How to Cancel Your Voicemail: What You Need to Know Before You Do
Voicemail feels like a permanent fixture of phone service — but it's not locked in. Whether you want to disable it entirely, remove a specific voicemail subscription, or switch to a different setup, canceling voicemail is more straightforward than most people expect. The catch is that how you do it depends heavily on your carrier, device, and what kind of voicemail you're actually using.
What "Canceling Voicemail" Actually Means
Before diving in, it helps to clarify what you're trying to cancel — because voicemail isn't always one thing.
There are three common scenarios:
- Standard carrier voicemail — the voicemail that comes bundled with your phone plan, usually at no extra charge
- Visual voicemail — an upgraded service (sometimes a paid add-on) that lets you see and manage messages like an inbox
- Third-party voicemail apps — services like Google Voice, YouMail, or similar apps you signed up for independently
Each of these is canceled differently, and conflating them leads to confusion.
Canceling Standard Carrier Voicemail
Most carriers include basic voicemail as part of your plan by default. Because it's baked in, you usually can't "cancel" it through a subscription dashboard — you have to deactivate or disable it, which is a slightly different process.
Common methods include:
- Calling your carrier's support line and requesting voicemail deactivation. Not all carriers allow this, and some will push back since it affects call routing.
- Dialing a deactivation code — many carriers use MMI codes (short numeric strings entered like a phone number) to disable call forwarding to voicemail. On many networks, dialing
##004#followed by the call button cancels all conditional call forwarding, which effectively disables voicemail routing. - Logging into your carrier's account portal — some carriers (particularly in the US and UK) let you toggle voicemail on or off from your account settings online or through their app.
⚠️ Keep in mind: disabling call forwarding to voicemail means callers who can't reach you will simply hear a busy signal or get a "number unavailable" message. That may or may not be acceptable depending on your situation.
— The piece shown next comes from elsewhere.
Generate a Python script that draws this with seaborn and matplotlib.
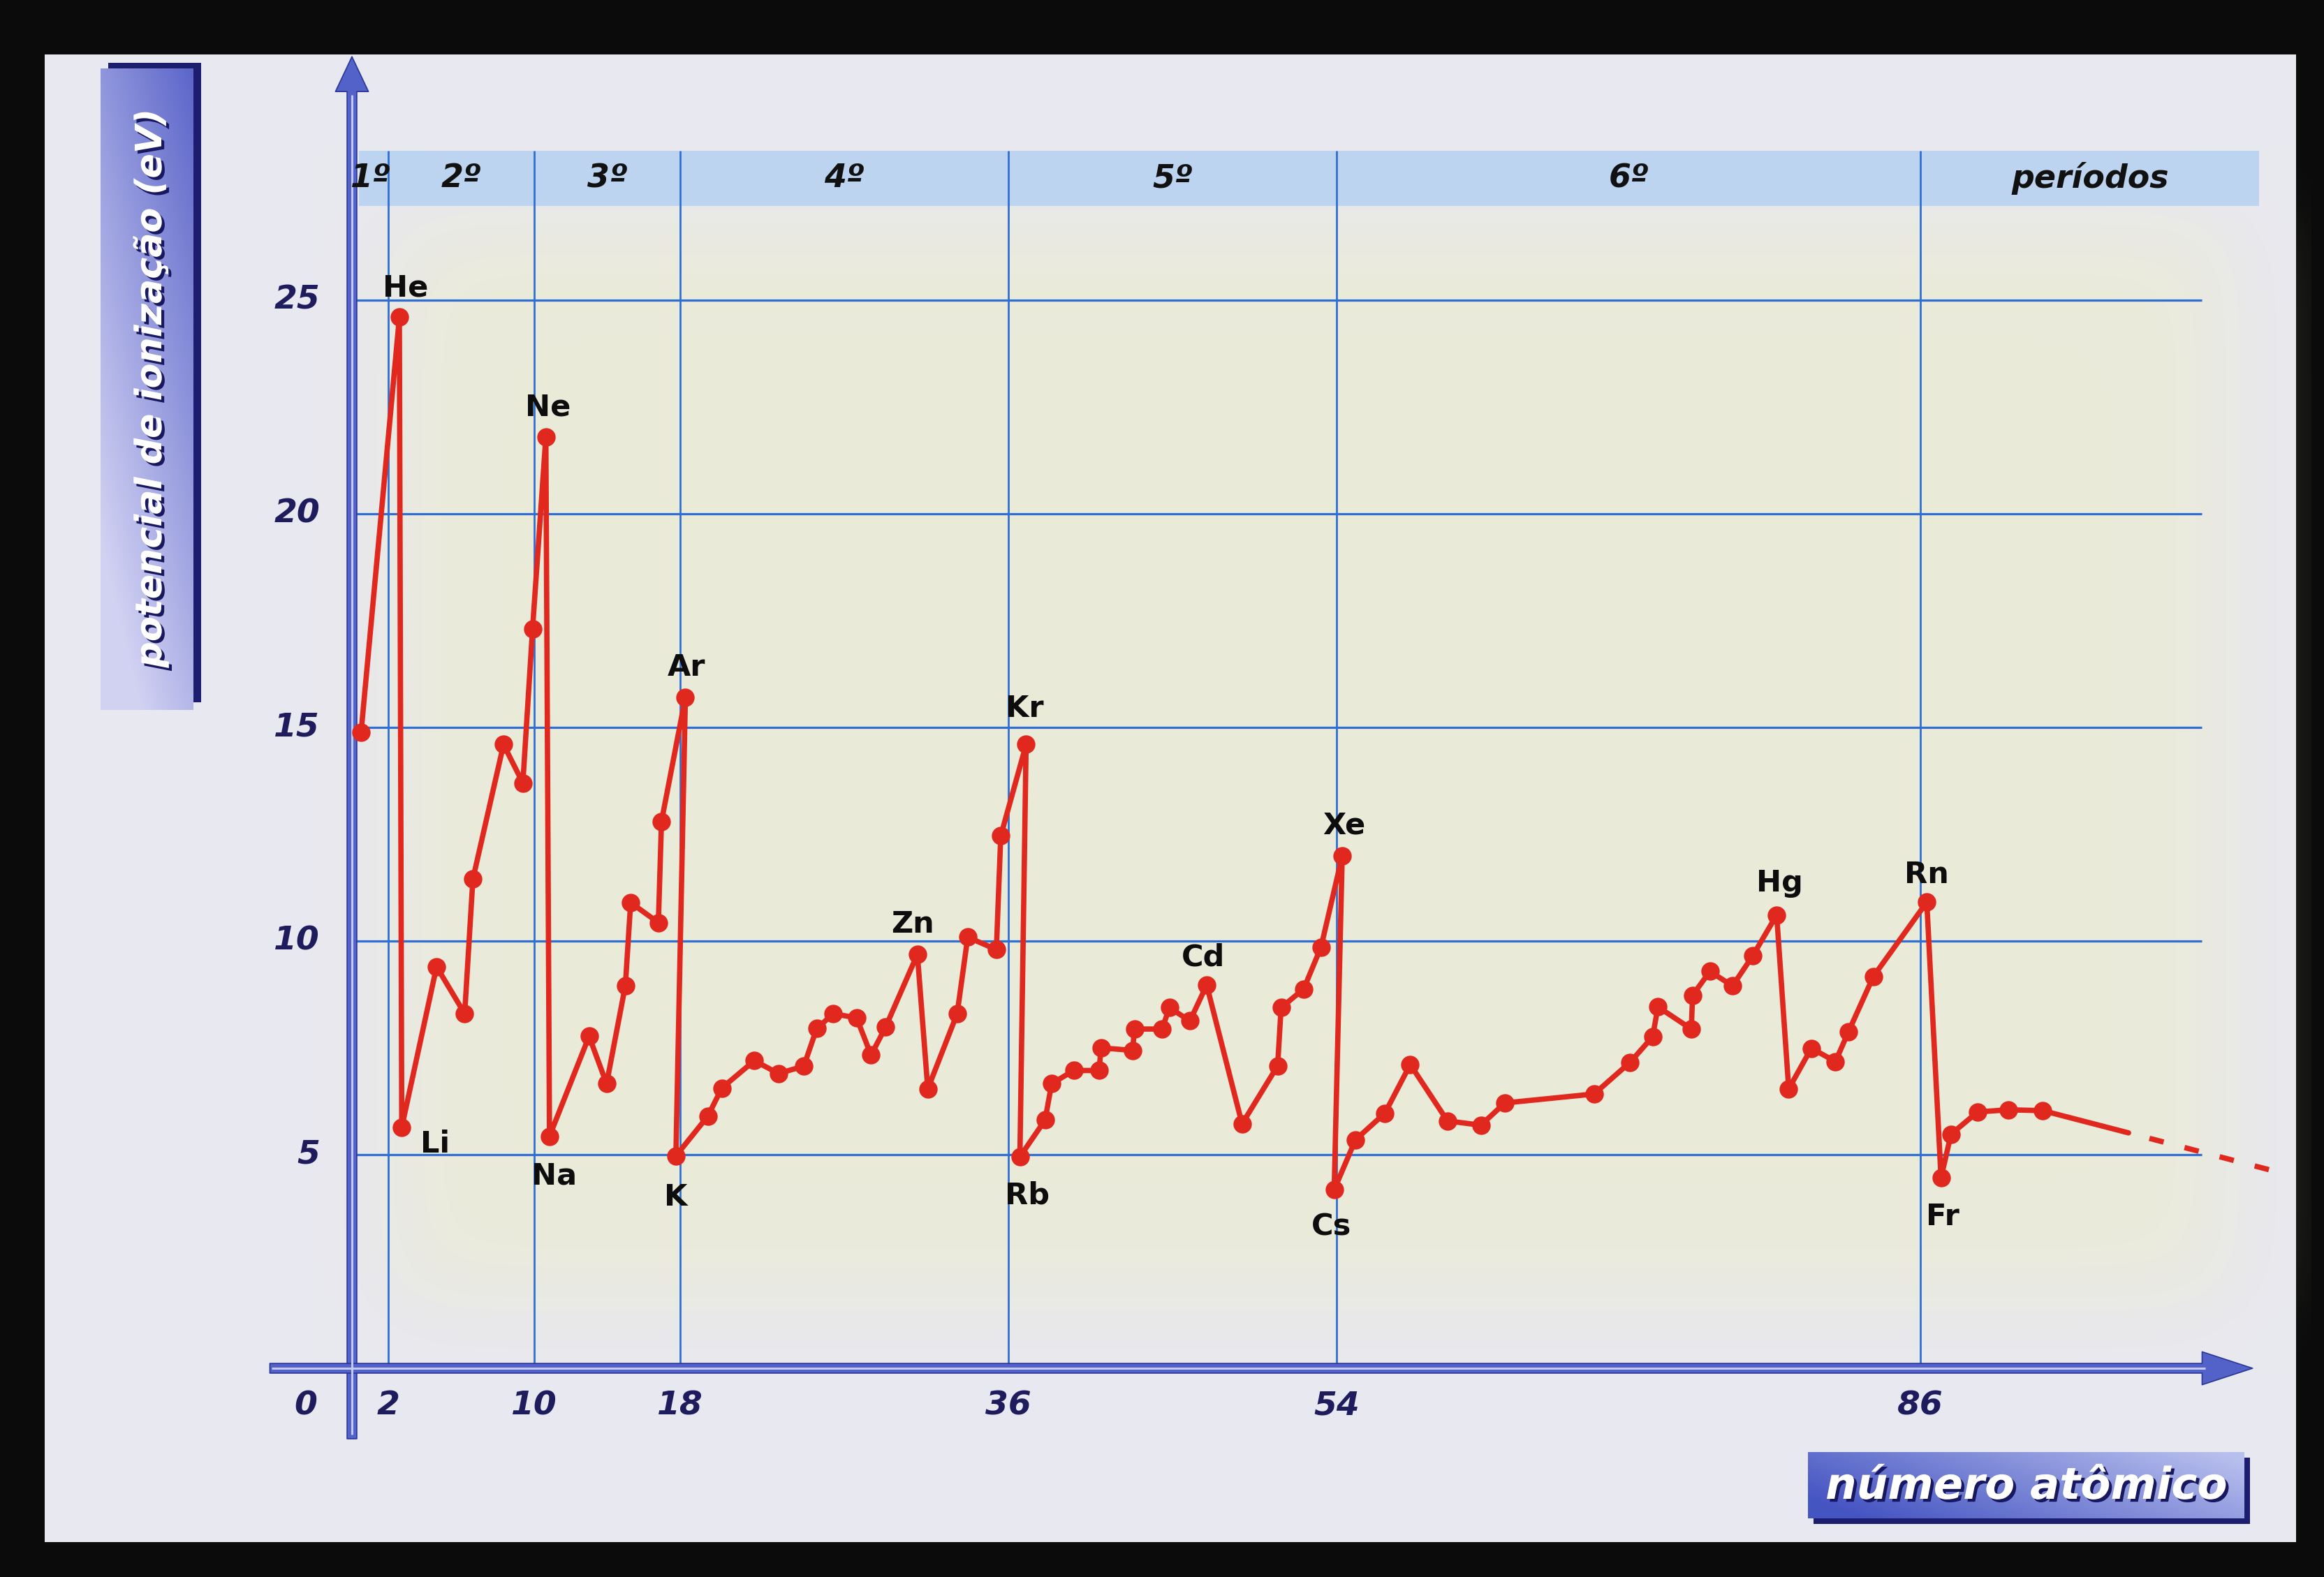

Canceling Visual Voicemail as a Paid Add-On
If you signed up for visual voicemail as a separate feature — either from your carrier or a third-party provider — you're dealing with a true subscription, and cancellation works like any other.
Where to look:
- Carrier account portal — log in and navigate to add-ons or features. Visual voicemail often appears there as a line item you can remove.
- App store subscriptions — if you downloaded a visual voicemail app and subscribed through the App Store (iOS) or Google Play (Android), cancellation happens in your app store account, not within the app itself.
- App settings directly — some services manage billing internally. Check the app's Settings or Account section for a "Cancel Plan" or "Manage Subscription" option.
Billing cycles matter here. Canceling mid-cycle typically means you retain access until the period ends rather than receiving a refund — but this varies by provider.
Canceling a Third-Party Voicemail Service
Services like Google Voice, YouMail, or HulloMail operate independently of your carrier. Canceling these means deactivating your account with that specific service.
General steps:
- Log into the service's website or app
- Navigate to account or subscription settings
- Look for "Delete Account," "Cancel Service," or "Deactivate"
- Confirm cancellation — many services require email verification
If you ported your number to a third-party voicemail service, canceling the account may affect how your calls are routed. It's worth understanding whether the service has a hold on your number before you deactivate.
The Variables That Determine Your Process 📱
No two cancellation paths are identical. The factors that shape yours include:
| Variable | Why It Matters |
|---|---|
| Your carrier | Different carriers have different portals, codes, and policies |
| Your country | MMI codes and carrier rules vary significantly by region |
| Device type (iOS vs Android) | Visual voicemail integration differs by platform |
| Whether voicemail is free or paid | Free features are disabled; paid ones are canceled |
| How you originally signed up | App store vs. carrier vs. third party = different cancellation paths |
| Whether your number is involved | Some services hold number routing; canceling changes call behavior |
What Happens After You Cancel
This is something a lot of guides skip over. Once voicemail is disabled or canceled:
- Existing voicemails may be deleted — especially if you're closing a third-party account. Save anything important beforehand.
- Callers get no fallback — unless you set up an alternative like a different app, callers who can't reach you have nowhere to go.
- Re-enabling isn't always instant — some carriers take time to restore voicemail service if you change your mind.
When the Right Move Depends on Your Specific Setup
The mechanics above cover the most common situations, but the right path for you hinges on details only you can see: which carrier you're on, whether you're on a prepaid or postpaid plan, what country you're in, whether visual voicemail is a bundled feature or a paid add-on, and how your calls are currently being routed.
Someone on a prepaid plan disabling voicemail through an MMI code is doing something quite different from someone canceling a standalone YouMail subscription — even if both describe it the same way. Understanding which category you're in is the first step to getting it done cleanly.